How often should I be swapping my household inventory? Most families find success with a quarterly rotation (four times a year). This aligns with the major weather shifts and helps prevent any one area from becoming too stagnant. However, some prefer a simpler twice-a-year “Warm/Cold” swap. The key is consistency rather than frequency.
My kids are messy; will they actually follow a rotational system? They are more likely to follow it because it simplifies their environment. Children often struggle with organization because they are overwhelmed by too many choices or high-friction storage (like heavy lids). When you rotate out the excess, you make it physically easier for them to succeed in putting things away.

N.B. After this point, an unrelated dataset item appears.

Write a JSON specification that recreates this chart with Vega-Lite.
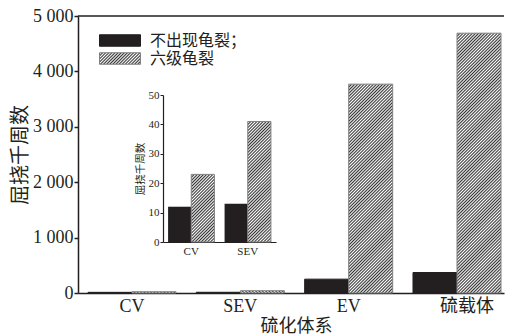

Does this mean I have to get rid of half my stuff? Not necessarily. This isn’t about forced minimalism; it’s about “spatial logistics.” You are simply moving items to different locations based on their current utility. While you will likely find things to declutter during the process, the primary focus is on managing the flow of what you choose to keep.

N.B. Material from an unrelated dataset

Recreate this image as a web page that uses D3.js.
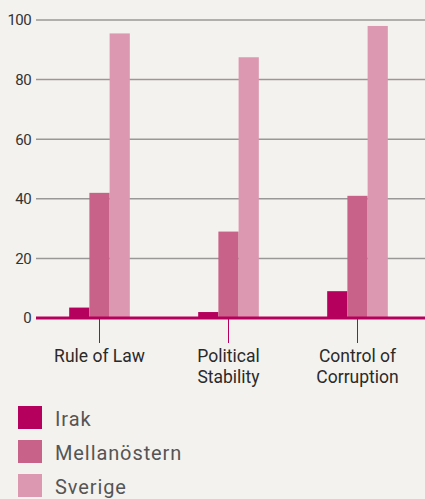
<!DOCTYPE html>
<html>
<head>
<meta charset="utf-8">
<script src="https://cdn.jsdelivr.net/npm/d3@7"></script>
<style>
  html, body { margin: 0; padding: 0; background: #f4f2ee; }
  svg { display: block; font-family: Roboto, "Liberation Sans", sans-serif; }
</style>
</head>
<body>
<div id="chart"></div>
<script>
const categories = [["Rule of Law"], ["Political", "Stability"], ["Control of", "Corruption"]];
const seriesNames = ["Irak", "Mellanöstern", "Sverige"];
const irak = [3.5, 2, 9];
const mellanostern = [42, 29, 41];
const sverige = [95.5, 87.5, 98];
const yTicks = [0, 20, 40, 60, 80, 100];
const colors = ["#b5005d", "#c86288", "#dd98b1"];

const width = 425, height = 499;
const svg = d3.select("#chart").append("svg").attr("width", width).attr("height", height);

const catKeys = categories.map(c => c.join(" "));
const series = [irak, mellanostern, sverige];

const x = d3.scaleBand().domain(catKeys).range([35, 422]).paddingInner(0.53).paddingOuter(0.265);
const xs = d3.scaleBand().domain(seriesNames).range([0, x.bandwidth()]);
const y = d3.scaleLinear().domain([0, 100]).range([318, 20]);

// gridlines + y labels
const grid = svg.append("g");
grid.selectAll("line").data(yTicks.filter(d => d > 0)).enter().append("line")
  .attr("x1", 36).attr("x2", width).attr("y1", d => y(d)).attr("y2", d => y(d))
  .attr("stroke", "#9a9896").attr("stroke-width", 1.5);
grid.selectAll("text").data(yTicks).enter().append("text")
  .attr("x", 31).attr("y", d => y(d)).attr("dy", "0.36em").attr("text-anchor", "end")
  .attr("fill", "#333").style("font-size", "15px").style("letter-spacing", "-0.6px").text(d => d);

// bars
const groups = svg.append("g").selectAll("g").data(catKeys).enter().append("g")
  .attr("transform", d => `translate(${x(d)},0)`);
groups.selectAll("rect").data((d, i) => seriesNames.map((s, j) => ({ s, v: series[j][i], j }))).enter()
  .append("rect")
  .attr("x", d => xs(d.s)).attr("width", xs.bandwidth())
  .attr("y", d => y(d.v)).attr("height", d => y(0) - y(d.v))
  .attr("fill", d => colors[d.j]);

// baseline and category ticks
svg.append("line").attr("x1", 36).attr("x2", width).attr("y1", y(0)).attr("y2", y(0))
  .attr("stroke", "#b5005d").attr("stroke-width", 3);
svg.append("g").selectAll("line").data(catKeys).enter().append("line")
  .attr("x1", d => x(d) + x.bandwidth() / 2).attr("x2", d => x(d) + x.bandwidth() / 2)
  .attr("y1", y(0)).attr("y2", 343)
  .attr("stroke", "#b5005d").attr("stroke-width", 1);

// category labels
const lab = svg.append("g").selectAll("text").data(categories).enter().append("text")
  .attr("text-anchor", "middle").attr("fill", "#2a2a2a").style("font-size", "17.5px")
  .attr("transform", (d, i) => `translate(${x(catKeys[i]) + x.bandwidth() / 2},362)`);
lab.selectAll("tspan").data(d => d).enter().append("tspan")
  .attr("x", 0).attr("dy", (d, i) => i === 0 ? 0 : 21).text(d => d);

// legend
const leg = svg.append("g").selectAll("g").data(seriesNames).enter().append("g")
  .attr("transform", (d, i) => `translate(18,${406 + i * 34})`);
leg.append("rect").attr("width", 24).attr("height", 23).attr("fill", (d, i) => colors[i]);
leg.append("text").attr("x", 37).attr("y", 20)
  .attr("fill", "#555").style("font-size", "20px").style("letter-spacing", "0.9px").text(d => d);
</script>
</body>
</html>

How do I prevent my long-term storage from becoming a “junk pile”? The secret is the “feedback loop” of the rotation. Because you are accessing your off-season bins every few months, you are forced to confront what is in them. This prevents the “out of sight, out of mind” trap where items sit for decades without being used.
What is the “Two-Step Rule” and why is it important? The Two-Step Rule states that any item used daily should be able to be retrieved or put away in two steps or fewer (e.g., open a door, grab the item). If it takes three or four steps, the “cost” of the task is too high, and clutter will begin to accumulate on surfaces instead of in its proper home.
How do I handle items that don’t fit a specific season? These are your “core inventory.” They stay in your active zones year-round. The rotational system is specifically designed for the “bulky” or “specialized” items that tend to clog up our closets and drawers when they aren’t being used.
Is digital inventorying worth the extra time? For families with limited space or those who use opaque storage bins, yes. Taking a five-second photo of a bin’s contents before you put the lid on can save you thirty minutes of searching later. It removes the mental burden of trying to remember exactly which bin holds the extra blankets or the summer towels.